Opinion

More young people need to champion environmental preservation – HRH Regent of Pahang

Govts, businesses, financial institutions, civil society, all citizens must contribute to reversing loss of nature, climate change

Updated 2 years ago · Published on 22 Apr 2022 3:25PM

More young people need to champion environmental preservation – HRH Regent of Pahang
A man plants mangroves at a beach on Earth Day at Pekan Bada, Indonesia’s Aceh province today. – AFP pic, April 22, 2022

EVERY year since 1970, we celebrate Earth Day, devoted to promoting and encouraging worldwide awareness and action to protect the environment.

The mission is to diversify, educate and activate the environmental movement worldwide.

Our world needs a significant transformational change.

Yet even as global environmental awareness and concern has risen dramatically over the last five decades, human activities have continued to destroy the “web of life” on which we fully depend for our food, water, clean air, and more.

About 60% of nature’s ecosystem services are being degraded, and at an accelerating pace, according to a 2019 UN assessment, which declared that one million species of flora and fauna are under threat of extinction by 2050.

Most of my generation were yet to be born when, at the 1992 Earth Summit in Rio de Janeiro, a legally binding UN Convention on Biological Diversity was signed almost unanimously by member states. Its main objectives: conservation of biodiversity, the sustainable use of its components, and access to and benefit-sharing of genetic resources.

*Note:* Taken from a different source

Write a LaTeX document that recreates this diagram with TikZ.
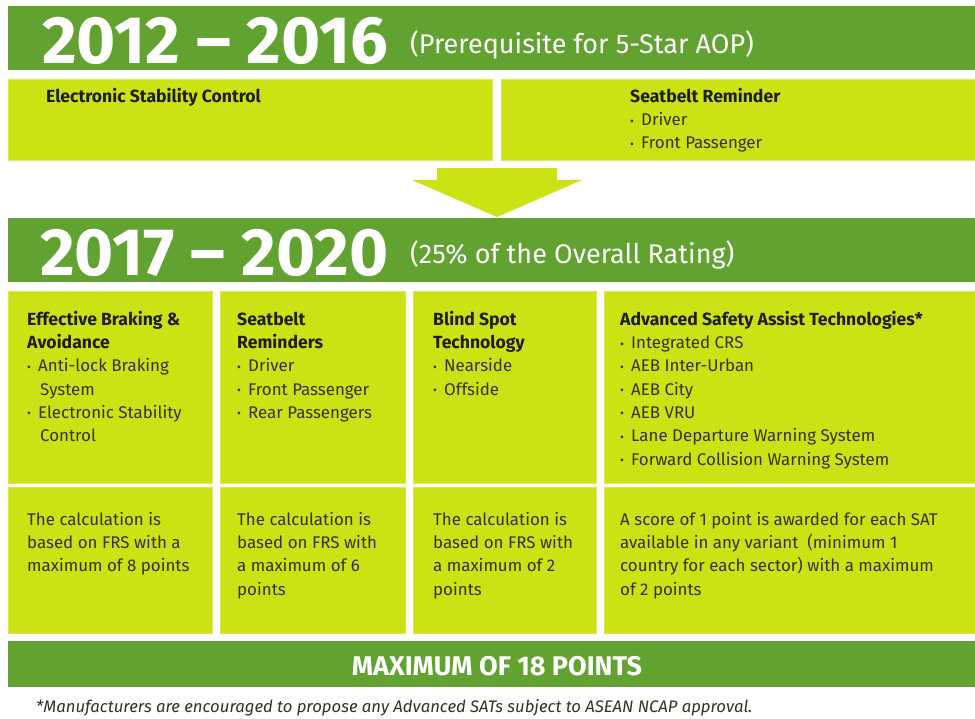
\documentclass[tikz,border=0pt]{standalone}
\usepackage{fontspec}
\setmainfont{Fira Sans}
\usetikzlibrary{positioning}

\definecolor{darkgreen}{HTML}{62A231}
\definecolor{lime}{HTML}{CDE215}
\definecolor{ink}{HTML}{33331E}
\definecolor{head}{HTML}{1E1E14}

\newcommand{\fl}{\rule{0pt}{16pt}}
\newcommand{\blt}{\makebox[11pt][l]{\raisebox{0.5pt}{\fontsize{12}{12}\selectfont •}}}
\newcommand{\hng}{\hspace*{13pt}}
\newcommand{\hd}[1]{{\fontsize{17.6}{23.3}\selectfont\bfseries\color{head}#1}}

\tikzset{
  bar/.style={fill=darkgreen, draw=none, anchor=north west, inner sep=0pt},
  box/.style={fill=lime, draw=lime!75!white, line width=0.6pt, anchor=north west, inner sep=0pt},
  txt/.style={anchor=north west, inner sep=0pt, align=left, text=ink,
    font=\fontsize{16.9}{23.3}\selectfont},
  year/.style={anchor=base west, inner sep=0pt, text=white,
    font=\fontsize{67}{67}\selectfont\bfseries},
  sub/.style={anchor=base west, inner sep=0pt, text=white,
    font=\fontsize{27}{27}\selectfont},
}

\begin{document}
\begin{tikzpicture}[x=1pt, y=-1pt]
\useasboundingbox[fill=white] (0,0) rectangle (975,718);

% first period
\path (8,6) node[bar, minimum width=967, minimum height=64] (bar1) {};
\path (42,63) node[year] (y1) {2012 – 2016};
\path (410,53) node[sub] (s1) {(Prerequisite for 5-Star AOP)};

\path (8,79) node[box, minimum width=484, minimum height=81] (esc) {};
\path (501,79) node[box, minimum width=474, minimum height=81] (sbr) {};
\path (46,86) node[txt] (tesc) {\fl\hd{Electronic Stability Control}};
\path (630,86) node[txt] (tsbr) {\fl\hd{Seatbelt Reminder}\\\blt Driver\\\blt Front Passenger};

% arrow down
\fill[lime] (437,168) -- (557,168) -- (557,180) -- (582,180) -- (497,217)
  -- (412,180) -- (437,180) -- cycle;

% second period
\path (8,218) node[bar, minimum width=967, minimum height=64] (bar2) {};
\path (40,275) node[year] (y2) {2017 – 2020};
\path (410,263) node[sub] (s2) {(25\% of the Overall Rating)};

\foreach \l/\r/\n in {8/212/1, 220/405/2, 413/596/3, 604/975/4}
{
  \path (\l,291) node[box, minimum width=\r-\l, minimum height=192] (up\n) {};
  \path (\l,487) node[box, minimum width=\r-\l, minimum height=146] (lo\n) {};
}

\path (27,309) node[txt] (tup1) {\fl\hd{Effective Braking \&}\\\hd{Avoidance}\\
  \blt Anti-lock Braking\\\hng System\\\blt Electronic Stability\\\hng Control};
\path (237,309) node[txt] (tup2) {\fl\hd{Seatbelt}\\\hd{Reminders}\\
  \blt Driver\\\blt Front Passenger\\\blt Rear Passengers};
\path (433,309) node[txt] (tup3) {\fl\hd{Blind Spot}\\\hd{Technology}\\
  \blt Nearside\\\blt Offside};
\path (620,309) node[txt] (tup4) {\fl\hd{Advanced Safety Assist Technologies*}\\
  \blt Integrated CRS\\\blt AEB Inter-Urban\\\blt AEB City\\\blt AEB VRU\\
  \blt Lane Departure Warning System\\\blt Forward Collision Warning System};

\path (27,509) node[txt] (tlo1) {\fl The calculation is\\based on FRS with a\\maximum of 8 points};
\path (237,509) node[txt] (tlo2) {\fl The calculation is\\based on FRS with\\a maximum of 6\\points};
\path (433,509) node[txt] (tlo3) {\fl The calculation is\\based on FRS with\\a maximum of 2\\points};
\path (620,509) node[txt] (tlo4) {\fl A score of 1 point is awarded for each SAT\\
  available in any variant~ (minimum 1\\country for each sector) with a maximum\\of 2 points};

% total
\path (8,641) node[bar, minimum width=967, minimum height=46] (bar3) {};
\path (497,675) node[anchor=base, inner sep=0pt, text=white,
  font=\fontsize{27}{27}\selectfont\bfseries] (total) {MAXIMUM OF 18 POINTS};

\path (36,712) node[anchor=base west, inner sep=0pt, text=ink,
  font=\fontsize{16.7}{18}\selectfont\itshape] (note)
  {*Manufacturers are encouraged to propose any Advanced SATs subject to ASEAN NCAP approval.};
\end{tikzpicture}
\end{document}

Decadal frameworks for action and targets to address biodiversity loss have since been attempted, most recently the Aichi Biodiversity Targets (2011-2020). Alas, while some individual countries successfully reached one or more of the 20 targets, none were fully met by the world as a whole by the 2020 deadline.

This year, the international community is considering another set of decadal goals in a new UN global biodiversity framework, the draft of which sets out an ambitious plan of broad-based actions to transform society’s relationship with nature. Global negotiation of those goals and targets will resume in Nairobi in June, with plans for their final adoption in Kunming, China in late summer.

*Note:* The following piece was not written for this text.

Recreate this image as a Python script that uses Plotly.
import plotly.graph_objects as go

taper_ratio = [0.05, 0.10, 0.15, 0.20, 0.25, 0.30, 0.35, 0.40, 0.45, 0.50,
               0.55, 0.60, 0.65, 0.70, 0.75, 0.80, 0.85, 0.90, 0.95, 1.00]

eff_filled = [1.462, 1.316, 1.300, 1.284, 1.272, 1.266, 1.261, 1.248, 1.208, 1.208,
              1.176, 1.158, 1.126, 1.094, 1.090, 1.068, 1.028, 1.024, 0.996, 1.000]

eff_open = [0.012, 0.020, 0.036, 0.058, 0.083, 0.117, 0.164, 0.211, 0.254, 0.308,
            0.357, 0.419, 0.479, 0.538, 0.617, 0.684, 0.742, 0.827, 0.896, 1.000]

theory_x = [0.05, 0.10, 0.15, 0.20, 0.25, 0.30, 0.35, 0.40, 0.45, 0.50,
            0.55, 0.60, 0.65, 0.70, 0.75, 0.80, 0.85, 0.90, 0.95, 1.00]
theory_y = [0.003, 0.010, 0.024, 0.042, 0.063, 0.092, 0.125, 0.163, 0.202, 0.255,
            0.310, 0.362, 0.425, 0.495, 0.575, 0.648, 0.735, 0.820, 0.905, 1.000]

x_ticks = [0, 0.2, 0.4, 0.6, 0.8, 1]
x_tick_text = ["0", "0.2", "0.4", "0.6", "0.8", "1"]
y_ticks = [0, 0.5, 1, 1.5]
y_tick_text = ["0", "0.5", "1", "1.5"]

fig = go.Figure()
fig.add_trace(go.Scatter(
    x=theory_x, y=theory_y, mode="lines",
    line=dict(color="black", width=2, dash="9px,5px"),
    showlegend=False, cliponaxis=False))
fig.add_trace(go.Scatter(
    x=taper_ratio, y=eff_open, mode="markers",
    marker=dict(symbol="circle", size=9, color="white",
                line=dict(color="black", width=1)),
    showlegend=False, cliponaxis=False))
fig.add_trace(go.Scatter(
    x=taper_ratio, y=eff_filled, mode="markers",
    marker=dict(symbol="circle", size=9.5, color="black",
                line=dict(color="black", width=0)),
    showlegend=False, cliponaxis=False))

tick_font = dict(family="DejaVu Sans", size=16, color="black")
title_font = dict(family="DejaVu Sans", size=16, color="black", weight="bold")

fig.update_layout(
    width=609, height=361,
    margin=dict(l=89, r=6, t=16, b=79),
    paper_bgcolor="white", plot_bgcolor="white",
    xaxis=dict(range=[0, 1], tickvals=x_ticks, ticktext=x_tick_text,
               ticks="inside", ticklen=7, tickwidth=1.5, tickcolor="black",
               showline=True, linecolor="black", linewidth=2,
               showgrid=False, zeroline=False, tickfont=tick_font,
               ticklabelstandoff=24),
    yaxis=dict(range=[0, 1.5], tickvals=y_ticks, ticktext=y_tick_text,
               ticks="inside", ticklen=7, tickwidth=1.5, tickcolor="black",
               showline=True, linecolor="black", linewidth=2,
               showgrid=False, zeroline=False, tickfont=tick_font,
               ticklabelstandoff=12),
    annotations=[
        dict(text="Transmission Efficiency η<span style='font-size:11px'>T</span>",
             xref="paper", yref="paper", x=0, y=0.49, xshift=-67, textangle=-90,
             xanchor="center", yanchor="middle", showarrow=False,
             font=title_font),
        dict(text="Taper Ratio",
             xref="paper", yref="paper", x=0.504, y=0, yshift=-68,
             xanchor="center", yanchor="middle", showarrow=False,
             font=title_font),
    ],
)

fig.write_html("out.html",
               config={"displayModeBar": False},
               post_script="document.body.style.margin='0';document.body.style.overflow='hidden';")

Tanzanian Elizabeth Maruma Mrema, who heads the UN convention managing the negotiations, said 18 months ago that humanity is at a crossroads that would decide how future generations experience the natural world.

“Earth’s living systems as a whole are being compromised,” she said. “And the more humanity exploits nature in unsustainable ways and undermines its contributions to people, the more we undermine our own wellbeing, security and prosperity.”

Meanwhile, the latest assessment from the UN’s Intergovernmental Panel on Climate Change this year reaffirmed that climate change is already causing more frequent and severe storms, floods, droughts, wildfires and other extreme weather events.

Greenhouse gas emissions continue to rise, and current commitments to address climate change are far below what’s needed to limit warming to 1.5°C above pre-industrial levels, a threshold scientists deem necessary to avoid even more catastrophic impacts.

Particularly troubling is that the world’s wealthiest countries are responsible for disproportionately more emissions than developing countries, which experience the most severe impacts.

I saw first-hand the devastating impacts of the December 2021 floods in my home state, Pahang – the loss of lives and livestock and the devastation of properties. At least 125,000 people were displaced, and 54 lives lost – one of the nation’s deadliest natural catastrophes in memory. And an estimated RM20 billion in economic losses was incurred, including around RM1.4 billion in damage to infrastructure nationwide.

When it comes to biodiversity loss, climate change and land degradation, immediate actions at every level and long-term strategic planning must be seriously considered by us all. No one is a bystander. Each one of us has a responsibility.

We need a transformational change of mindset, making care for nature a core value of every action of our daily life.

The ongoing epidemic of Covid-19 – a virus that passed from wild species to humans – is a stark reminder of the consequences when the balance of nature is disturbed. Covid-19 socio-economic recovery measures will be incomplete if we fail to prioritise planetary health.

As recently expressed by UN secretary-general Antonio Guterres, speaking about the wellbeing of the planet: “The hopes of the world rest on young people.” This is a heavy responsibility for which we have no choice but to accept. It is vital to reset the planet on the trajectory to a better future, starting immediately.

Governments, businesses, financial institutions, civil society and all citizens need to step up to reverse the loss of nature and the aberration of climate change.

I invite all young people of today to join me in championing the environment. I invite all young people of today to take responsibility for their actions.

Collectively we can drive change and take control of our own future. – The Vibes, April 22, 2022

Tengku Hassanal Ibrahim Alam Shah Al-Sultan Abdullah Ri’ayatuddin Al-Mustafa Billah Shah is the Regent of Pahang. The statement was issued in conjunction with Earth Day which falls today.